Part of the Republican objection to a federal ballot was based on the procedure proposed in the Lucas-Green-Worley bills. Blank ballots with spaces for President, Vice President, Senator and Representative would be shipped abroad in bulk, distributed to every service man and woman of voting age. Candidates' names would be forwarded to all posts and voters would write in the names of their choices. If the names fail to reach them, they could simply write in the party of their choice for each office.

Republicans point out Mr. Roosevelt's advantage as Commander in Chief, with clear access to the troops throughout the campaign. He also has the inestimable political advantage of a well-known name. He is the only President that many a fighting man has ever known. Republicans believe that on a short, blank ballot, the soldier will yield to a normal human tendency to write the known name as against the unknown. They further fear that the soldier voter may pick his Congressional choices by hazard or simply go down the line for the Commander in Chief's party. A regular state ballot from the service man's home district, Republicans argue, would give full information, and more opportunity for discrimination.
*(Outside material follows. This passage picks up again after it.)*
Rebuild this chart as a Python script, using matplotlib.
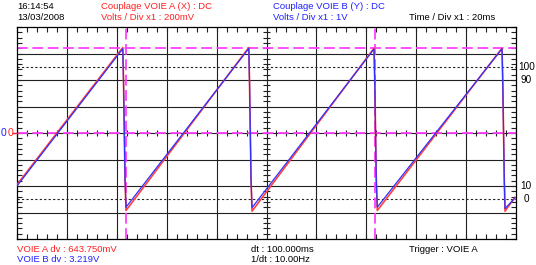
import numpy as np
import matplotlib
matplotlib.use('Agg')
import matplotlib.pyplot as plt
from matplotlib.lines import Line2D

# scope settings
volts_div_a = 0.2   # V/div, channel A
volts_div_b = 1.0   # V/div, channel B
ms_div = 20.0       # ms/div

# channel A (red) in volts, time in ms
t_a = [0.0, 42.4, 42.7, 43.3, 43.7, 92.9, 93.2, 93.8, 94.2,
       143.1, 143.4, 144.0, 144.4, 194.4, 194.7, 195.3, 195.6, 199.6]
v_a = [-0.39, 0.645, 0.38, -0.35, -0.585, 0.645, 0.38, -0.35, -0.59,
       0.64, 0.38, -0.35, -0.585, 0.64, 0.38, -0.35, -0.59, -0.485]

# channel B (blue) in volts, time in ms
t_b = [0.0, 42.4, 42.7, 43.3, 43.7, 92.9, 93.2, 93.8, 94.2,
       143.1, 143.4, 144.0, 144.4, 194.4, 194.7, 195.3, 195.6, 199.6]
v_b = [-2.00, 3.18, 1.9, -1.75, -2.80, 3.19, 1.9, -1.75, -2.82,
       3.17, 1.9, -1.75, -2.80, 3.18, 1.9, -1.75, -2.85, -2.45]

# cursors
cursor_t = [43.6, 143.6]          # ms
cursor_div = [0.0, 3.219]         # div
ref_div = [-2.5, 2.5]             # 0% / 100% lines
ref_labels = [('100', 2.5), ('90', 2.0), ('10', -2.0), ('0', -2.5)]

RED = '#ff2020'
BLUE = '#2020ff'
MAG = '#ff40ff'

plt.rcParams['font.family'] = ['Liberation Sans', 'DejaVu Sans']
W, H = 536, 265
fig = plt.figure(figsize=(W / 100, H / 100), dpi=100)
fig.patch.set_facecolor('white')

x0, x1, y0, y1 = 17, 516, 27, 239
ax = fig.add_axes([x0 / W, 1 - y1 / H, (x1 - x0) / W, (y1 - y0) / H])
ax.set_xlim(0, 10 * ms_div)
ax.set_ylim(-4, 4)

# grid
for i in range(1, 10):
    ax.axvline(i * ms_div, color='#202020', lw=0.8, zorder=1)
for j in range(-3, 4):
    ax.axhline(j, color='#202020', lw=0.8, zorder=1)
for r in ref_div:
    ax.axhline(r, color='#202020', lw=0.8, ls=(0, (2, 2)), zorder=1)

# small ticks on the centre lines
xm = np.arange(0, 200.01, ms_div / 5)
ax.vlines(xm, -0.12, 0.12, color='#202020', lw=0.8, zorder=1)
ym = np.arange(-4, 4.01, 0.2)
ax.hlines(ym, 100 - 1.4, 100 + 1.4, color='#202020', lw=0.8, zorder=1)

ax.set_xticks(np.arange(0, 201, ms_div))
ax.set_yticks(np.arange(-4, 5, 1))
ax.set_xticks(xm, minor=True)
ax.set_yticks(ym, minor=True)
ax.tick_params(which='both', direction='in', top=True, right=True,
               labelbottom=False, labelleft=False, length=3.5, width=0.8,
               color='#202020')
for s in ax.spines.values():
    s.set_linewidth(0.9)
    s.set_color('black')

# cursors
for c in cursor_t:
    ax.axvline(c, color=MAG, lw=1.3, dashes=(6, 2.5), zorder=2)
for c in cursor_div:
    ax.axhline(c, color=MAG, lw=1.3, dashes=(6, 2.5), zorder=2)

# traces
ax.plot(t_a, np.array(v_a) / volts_div_a, color='#ff4040', lw=1.2, zorder=3)
ax.plot(t_b, np.array(v_b) / volts_div_b, color='#3030ff', lw=0.9, zorder=4)

# right-hand % labels
for lab, yv in ref_labels:
    ax.text(1.004 if len(lab) == 3 else 1.009 if len(lab) == 2 else 1.015,
            (yv + 4) / 8, lab, transform=ax.transAxes, fontsize=7.2,
            va='center', ha='left')

fs = 6.8
def ftxt(x, y, s, c='black', ha='left', size=fs):
    fig.text(x / W, 1 - y / H, s, color=c, fontsize=size, ha=ha, va='center')

ftxt(17, 6.5, '16:14:54')
ftxt(17, 17, '13/03/2008')
ftxt(101, 6.5, 'Couplage VOIE A (X) : DC', RED)
ftxt(101, 17, 'Volts / Div x1 : 200mV', RED)
ftxt(273, 6.5, 'Couplage VOIE B (Y) : DC', BLUE)
ftxt(273, 17, 'Volts / Div x1 : 1V', BLUE)
ftxt(409, 17, 'Time / Div x1 : 20ms')
ftxt(17, 249, 'VOIE A dv : 643.750mV', RED)
ftxt(17, 259, 'VOIE B dv : 3.219V', BLUE)
ftxt(251, 249, 'dt : 100.000ms')
ftxt(251, 259, '1/dt : 10.00Hz')
ftxt(409, 249, 'Trigger : VOIE A')

# channel zero markers
ftxt(1, 133, '0', BLUE, size=7.5)
ftxt(8, 133, '0', RED, size=7.5)
fig.add_artist(Line2D([12.5 / W, 17 / W], [1 - 133 / H, 1 - 133 / H],
                      color=RED, lw=1.0))

fig.savefig('out.png', dpi=100, facecolor='white')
Tell It to the Marines. But a basic objection to federal balloting is the fact that the Constitution gives the states exclusive power to determine voting methods and voting qualifications for all offices. (A National Opinion Research Center Poll recently indicated that 67% of the American people are ignorant of this--as they are of most of the Constitution.) Congress' war powers do not authorize it to supersede the Constitution. Such Southern poll-taxers as Mississippi's rabble-rousing, poodle-haired Representative John Rankin make no bones of the fact that he is fighting a Federal ballot in order to maintain "white supremacy" and his own political power by limiting the franchise to a fraction of the electorate.
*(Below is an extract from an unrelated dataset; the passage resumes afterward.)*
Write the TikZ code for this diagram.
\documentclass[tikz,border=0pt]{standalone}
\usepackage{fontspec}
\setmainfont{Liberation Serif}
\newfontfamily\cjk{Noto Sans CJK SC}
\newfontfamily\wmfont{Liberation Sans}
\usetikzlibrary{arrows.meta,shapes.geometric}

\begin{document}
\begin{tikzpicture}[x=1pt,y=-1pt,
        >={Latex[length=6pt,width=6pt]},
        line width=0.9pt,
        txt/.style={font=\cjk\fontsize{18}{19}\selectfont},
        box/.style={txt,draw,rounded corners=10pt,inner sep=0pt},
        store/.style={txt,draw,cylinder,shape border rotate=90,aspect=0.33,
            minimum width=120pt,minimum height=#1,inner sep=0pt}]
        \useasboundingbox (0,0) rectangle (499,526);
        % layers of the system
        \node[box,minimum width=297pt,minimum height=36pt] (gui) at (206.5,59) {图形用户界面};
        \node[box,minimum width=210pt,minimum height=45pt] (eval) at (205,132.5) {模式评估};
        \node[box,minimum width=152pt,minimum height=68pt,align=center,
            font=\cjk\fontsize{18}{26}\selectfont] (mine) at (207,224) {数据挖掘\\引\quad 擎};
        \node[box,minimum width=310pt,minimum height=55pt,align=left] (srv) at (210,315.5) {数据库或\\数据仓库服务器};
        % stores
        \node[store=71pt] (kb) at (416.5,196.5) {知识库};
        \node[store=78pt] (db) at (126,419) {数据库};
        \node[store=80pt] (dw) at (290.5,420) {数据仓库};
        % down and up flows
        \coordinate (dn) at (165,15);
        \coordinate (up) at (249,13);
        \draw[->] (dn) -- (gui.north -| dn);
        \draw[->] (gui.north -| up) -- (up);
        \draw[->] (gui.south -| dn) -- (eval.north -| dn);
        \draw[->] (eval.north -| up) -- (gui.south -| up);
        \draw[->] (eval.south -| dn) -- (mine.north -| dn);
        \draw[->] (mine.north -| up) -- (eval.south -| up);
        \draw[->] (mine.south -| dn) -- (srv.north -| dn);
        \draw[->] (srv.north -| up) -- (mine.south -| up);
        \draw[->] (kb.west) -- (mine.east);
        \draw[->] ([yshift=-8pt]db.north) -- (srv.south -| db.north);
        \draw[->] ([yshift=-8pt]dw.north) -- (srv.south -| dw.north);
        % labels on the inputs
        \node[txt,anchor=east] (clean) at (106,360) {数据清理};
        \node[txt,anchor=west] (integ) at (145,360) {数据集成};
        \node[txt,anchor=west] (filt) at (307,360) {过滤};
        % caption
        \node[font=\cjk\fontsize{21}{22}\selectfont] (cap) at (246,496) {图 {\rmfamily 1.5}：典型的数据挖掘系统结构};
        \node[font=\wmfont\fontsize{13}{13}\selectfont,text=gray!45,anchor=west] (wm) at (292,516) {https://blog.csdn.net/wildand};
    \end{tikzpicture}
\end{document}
Democrat Lucas brushed aside such constitutional arguments last week, declaring: "Senators may talk about the Constitution if they wish. They may wrap themselves in the folds of that old document. . . . My answer to that is, 'Tell that to the Marine at Tarawa.' " Senator Lucas had amended his bill to leave acceptance or rejection of ballots entirely to the states. But the Illinois Senator had not banished the grave possibility that many federal ballots might be challenged or rejected under state laws. Mississippi's Rankin last week blustered that any election official who counted a ballot which did not conform to state laws would be "liable to prosecution in state courts." This was no idle threat.

Army & Navy officials have testified that shortage of transportation and hazards of war and weather make it impossible for them to guarantee expeditious delivery and return of bulky state ballots. Senator Taft argued that state ballots can readily be lightened, that several million service men & women will still be in the U.S. in October, that perhaps 2,000,000 of those overseas will be under voting age. The Army has already delivered over a billion pieces of mail overseas. Bob Taft could not see why it cannot deliver a few million more.

As the week ended, only one fact in all the confused debate seemed certain: somehow, the soldiers are going to get a chance to vote.